= Yasumasa Hirai =

Fictional character

Yasumasa Hirai (平井保昌) is a fictional character from the historical fantasy novel Teito Monogatari by Hiroshi Aramata. He also appears in the prequel novel Teito Gendan

Hirai is the direct descendant of Abe no Seimei and a master Onmyoji. He leads the Tsuchimikado Clan, one of the last royal families of Japan that practiced Onmyōdō. He also serves as a spiritual adviser to the Emperor in Kyoto.

==Significance==
In classic depictions of Abe no Seimei in art and literature, Seimei is usually portrayed as a wise, crafty elderly gentleman with powerful supernatural abilities.

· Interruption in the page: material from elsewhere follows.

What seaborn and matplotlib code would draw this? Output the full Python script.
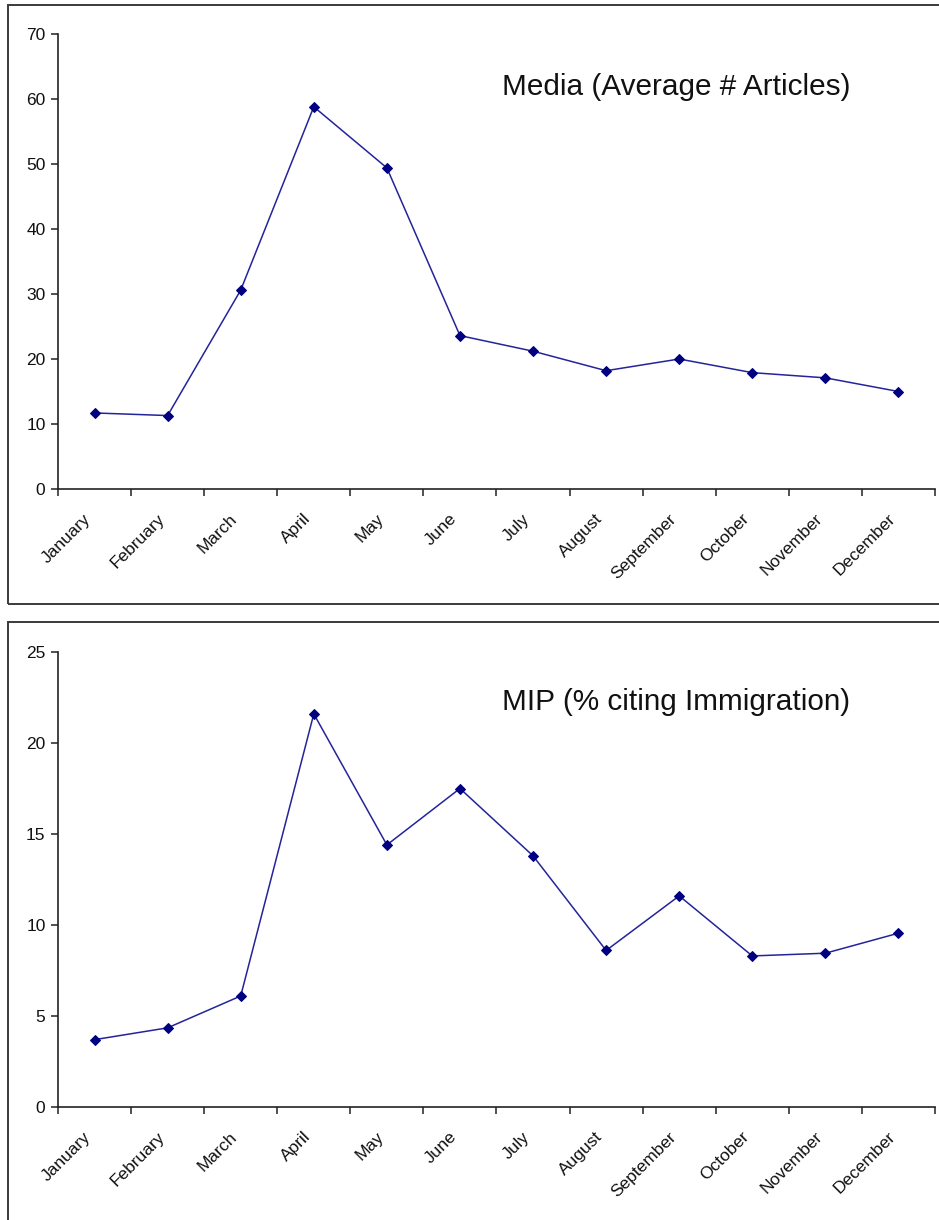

Hirai, being Seimei's descendants, is modeled off this image. Furthermore, his actions in the story are modeled off the actions of Seimei in classic stories from the Uji Shui Monogatari. This is one of the last notable instances in Japanese pop culture of the "wise old sorcerer" image being used for Seimei or his descendants as the overwhelming success of Baku Yumemakura's Onmyoji series would result in them usually being illustrated as bishonen in future depictions.

==Adaptations==

Mikijiro Hira as Hirai in the live action Teito Monogatari (1988)

Hirai in the animated Teito Monogatari (1991)

In the first cinematic adaptation of Teito Monogatari, Hirai was played by veteran actor Mikijiro Hira. In the animated Teito Monogatari, he was voiced by Goro Naya. The character also appears in Kamui Fujiwara's manga adaptation of Teito Monogatari (Babylon Tokyo).